Civilian HERO goes undercover to EXPOSE child trafficking organization in China selling NEWBORNS

A civilian exposed China’s black market involving the trafficking and selling of newborn babies under the guise of adoption after a year-long voluntary undercover investigation.

According to The Paper, a Chinese state-owned digital newspaper, a civilian played a critical role in the anti-trafficking effort. The civilian, Zhengyi Shangguan, joined a baby trafficking WeChat group disguised as a barren woman who desired a daughter. After prolonged undercover work, Shangguan gradually gained the trust of the middleman and was later considered to be a suitable buyer.

Due to WeChat’s sensitive vocabulary recognition, new members must clearly state their needs or be removed from the chat group. Shangguan was able to identify the encrypted terms used by the group to avoid vocabulary detection.

On June 11, Shangguan received an encrypted message on WeChat suggesting that a baby girl would be available, followed by a phone conversation. The party that reached out to Shangguan was Ms. Zhu, one of the alleged orchestrators. Zhu said the baby girl was expected to be delivered around July 20 at a hospital, and the price would be $17,000.

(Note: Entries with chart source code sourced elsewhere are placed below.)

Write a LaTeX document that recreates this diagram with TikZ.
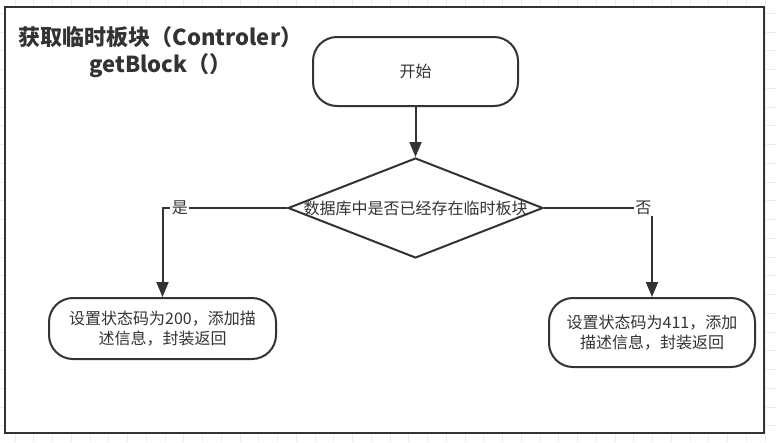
\documentclass[tikz,border=0pt]{standalone}
\usepackage{fontspec}
\newfontfamily\cjk{Noto Sans CJK SC}
\usetikzlibrary{shapes.geometric, arrows.meta}
\definecolor{ink}{HTML}{333333}
\definecolor{gridgray}{HTML}{EBEBEB}

\begin{document}
\begin{tikzpicture}[x=1pt, y=-1pt, line width=2pt,
  font=\cjk\fontsize{16}{20}\selectfont,
  gridline/.style={gridgray, line width=1pt},
  terminal/.style={draw=ink, text=ink, rounded corners=24pt, align=center, inner sep=0pt},
  decision/.style={draw=ink, text=ink, diamond, inner sep=0pt, minimum width=255pt, minimum height=100pt},
  flow/.style={draw=ink, -{Triangle[width=12pt, length=15pt]}},
  branch/.style={fill=white, text=ink, inner sep=1.5pt}]%
  \useasboundingbox (0,0) rectangle (776,442);
  \foreach \i in {0, ..., 40} {
    \draw[gridline] ({15+18.75*\i},0) -- ({15+18.75*\i},442);
  }
  \foreach \i in {-1, ..., 21} {
    \draw[gridline] (0,{32+18.75*\i}) -- (776,{32+18.75*\i});
  }
  \draw[ink, fill=white] (5,7) rectangle (764,433);
  \node[text=ink, align=center, font=\cjk\bfseries\fontsize{22}{27}\selectfont] (title) at (160.5,52)
    {获取临时板块（Controler）\\getBlock（）};
  \node[terminal, minimum width=205pt, minimum height=69pt] (start) at (415.5,71.5) {开始};
  \node[decision] (check) at (415.5,208) {\makebox[0pt]{数据库中是否已经存在临时板块}};
  \node[terminal, minimum width=227pt, minimum height=61pt] (found) at (162.5,328.5)
    {设置状态码为200，添加描\\述信息，封装返回};
  \node[terminal, minimum width=206pt, minimum height=69pt] (missing) at (652,332.5)
    {设置状态码为411，添加\\描述信息，封装返回};
  \draw[flow] (start) -- (check);
  \draw[flow] (check.west) -| node[branch, pos=.43] {是} (found.north);
  \draw[flow] (check.east) -| node[branch, pos=.46] {否} (missing.north);
\end{tikzpicture}
\end{document}
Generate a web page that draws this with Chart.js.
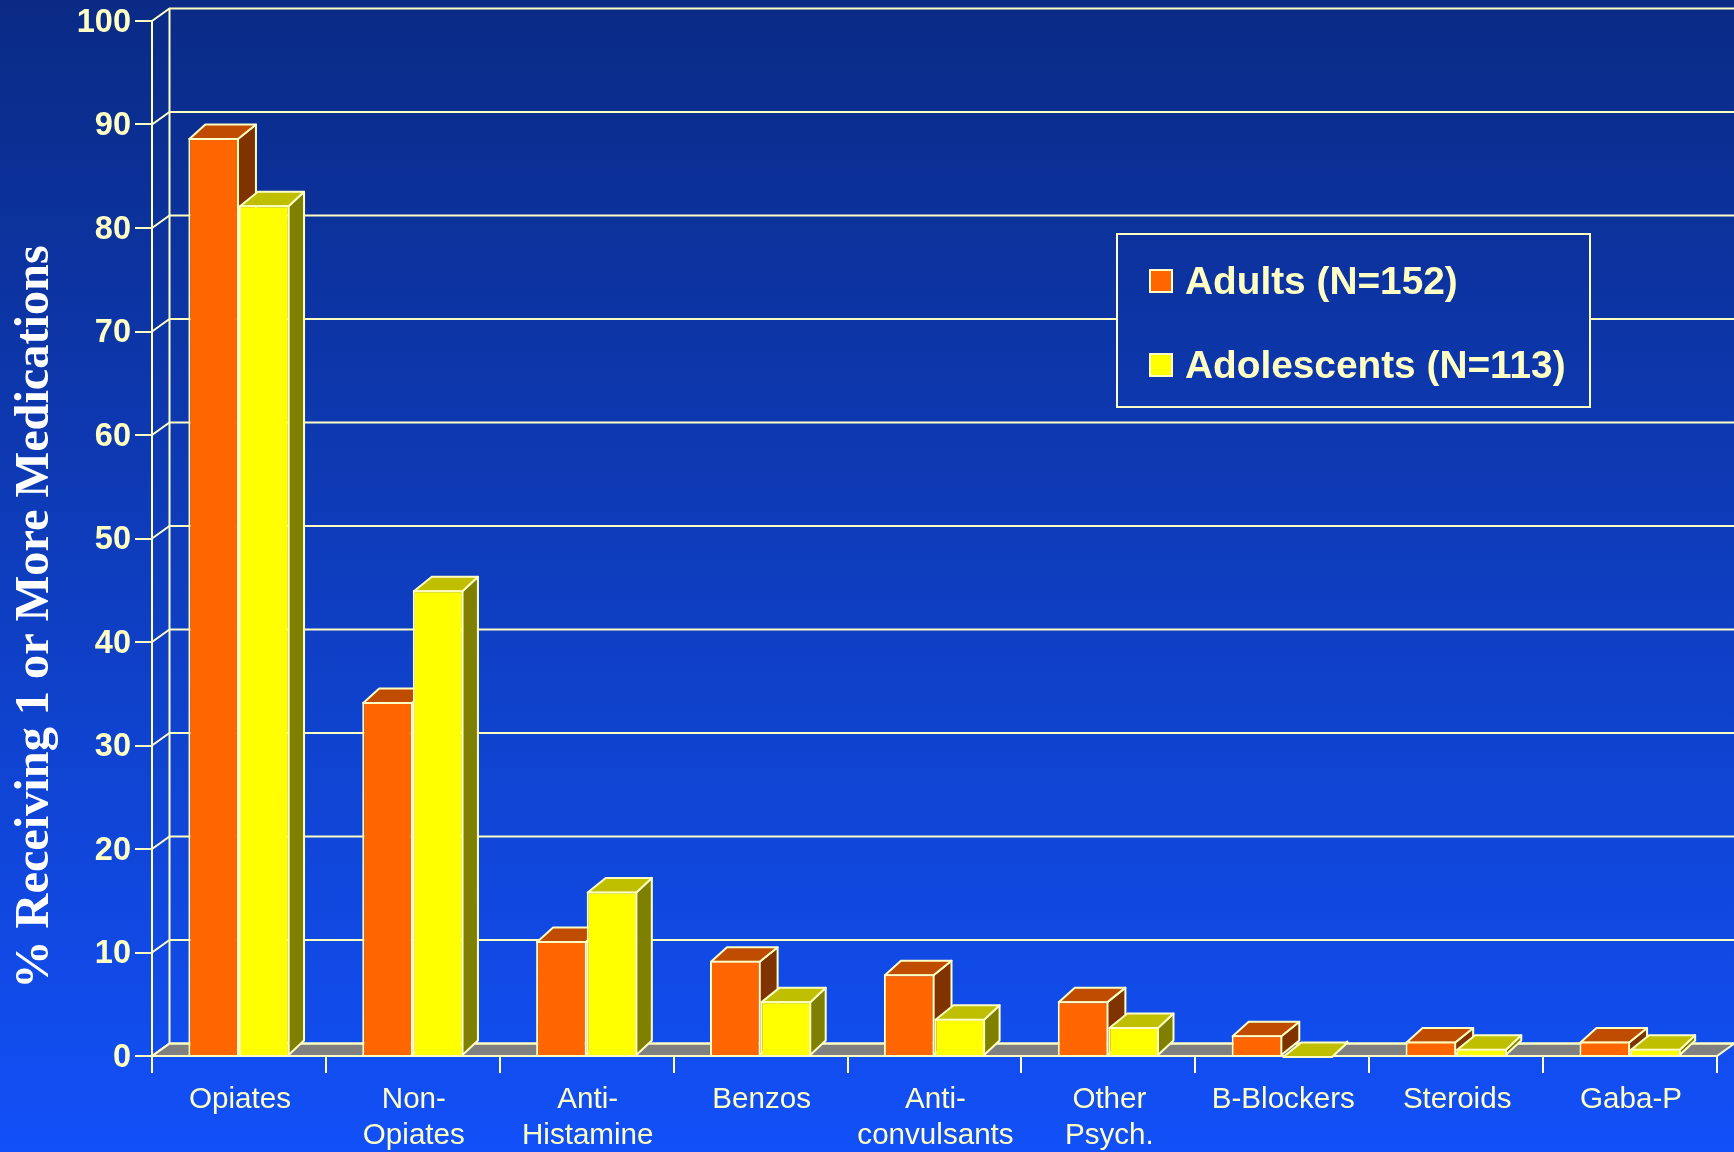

She then guaranteed the baby’s health with a clean genetic history. Zhu also suggested that payment be made on the delivery day, but only cash would be accepted. In addition, Zhu repeatedly stated that a birth certificate was not recommended because it could easily be obtained afterward. However, if requested, the birth certificate would be an additional $6,000.

She explained that getting a birth certificate at the time of delivery would require the birth mother to use the buyer’s identity to register the baby, because if the birth mother knows who the buyer is, she may decide to look for her child in the future. 

Zhu suggested that it’s best to pretend to be pregnant months otherwise, friends and neighbors might question when a child suddenly appears. To ensure smooth operations, Zhu claimed that she had connections in the local hospitals and that doctors and nurses generally turned a blind eye. “You have to spend what you have to spend to make things work,” Zhu added, and suggested that there are other staff that are part of the operation (Epoch Times).